Es el interés de esta minoría el que fundamenta un diagnóstico tergiversado de la crisis económica que deriva en soluciones que, presentadas como imprescindibles, atentan contra el desarrollo económico-social. Este diagnóstico concentra en el déficit público, es decir, en el hecho de que el Estado ingrese menos de lo que gasta, el principal impedimento para la recuperación económica. La realidad, por el contrario, es que la crisis económica, al provocar la disminución de los ingresos del Estado por el descenso de la recaudación fiscal, es la que causa el déficit público. ¿Cómo se puede inculpar de la crisis al gasto público y, en especial, al gasto social? La historia demuestra que el gasto en prestaciones y servicios sociales no sólo no supone una rémora para el relanzamiento económico, sino que constituye un elemento consustancial al progreso económico y humano. ¿Por qué? Porque la demanda que genera repercute, a corto y largo plazo, en el conjunto de la economía. El gasto social, desde esta perspectiva, es una inversión.

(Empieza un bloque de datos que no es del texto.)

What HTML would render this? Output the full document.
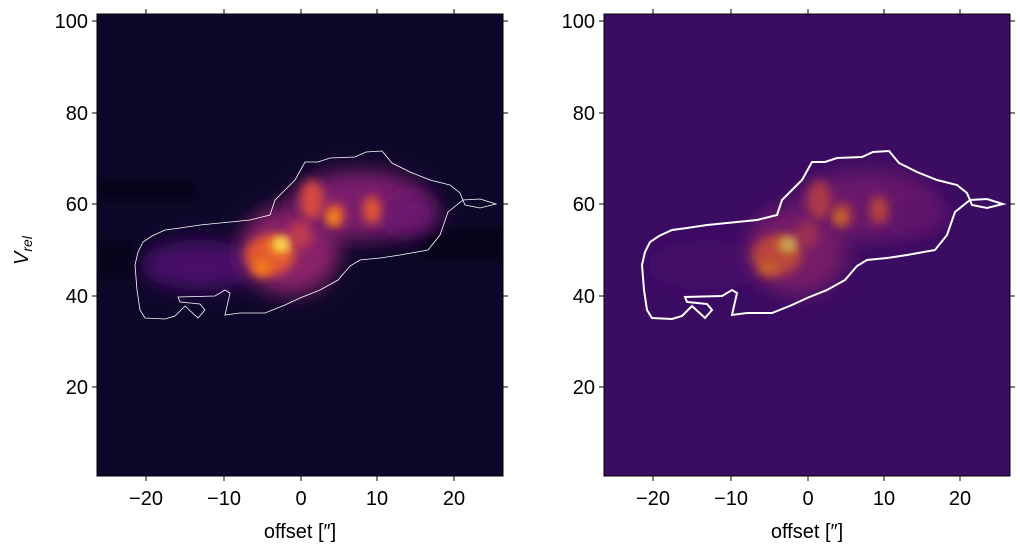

¿Por qué entonces esta ofensiva contra el déficit entendido como un derroche en el gasto público? ¿Por qué se recurre a la vía del recorte, que podría estar justificado en algunos casos (sobresueldos de políticos y altos cargos, subvenciones sobredimensionadas a la Iglesia Católica, gasto militar desproporcionado...) y no a la de un modelo tributario progresivo que grave las grandes fortunas, combata el multimillonario fraude fiscal e impida la huida de sustanciosos capitales a paraísos fiscales? ¿No resulta burlesco que mientras la oligarquía financiera española clama contra el déficit goce de un trato de favor en su contribución a los ingresos del Estado? Si el gasto social (prestaciones sociales y servicios públicos como sanidad y educación) supone el 70% del gasto público en España, ¿cómo no se va a pensar que está llamado a ser la principal víctima de la "estabilidad presupuestaria"?

En la "era de los indignados", es indignante que los dirigentes políticos interpreten el voto en las urnas como un cheque en blanco que les permita adoptar medidas trascendentales para el futuro sin consultar a la ciudadanía; es indignante que no pueda encontrarse en el Parlamento español un 10% de diputados o senadores que soliciten un referendum para la reforma constitucional; y es más que indignante que los estamentos políticos se inclinen ante el poder de "los mercados", que votan y presionan a diario. Ellos, "los mercados", es decir, la oligarquía financiera, son los únicos que necesitan, en una economía inestable por naturaleza, un Estado atado de pies y manos que le impida utilizar, cuando las circunstancias lo exijan, la herramienta del déficit para garantizar las prestaciones sociales y los servicios públicos de calidad. Con ello se aseguran el cobro de los intereses que el Estado les paga por sus créditos y crean la coyuntura favorable para la privatización de los servicios públicos. ¿Es ésto un Estado social?

¿Puede el simple sentido común creer que el crecimiento económico pasa por el empobrecimiento social, o que el mantenimiento del tan cacareado "Estado del Bienestar" exige su recorte? Por favor, esto es una estafa. Sus responsables, mandan.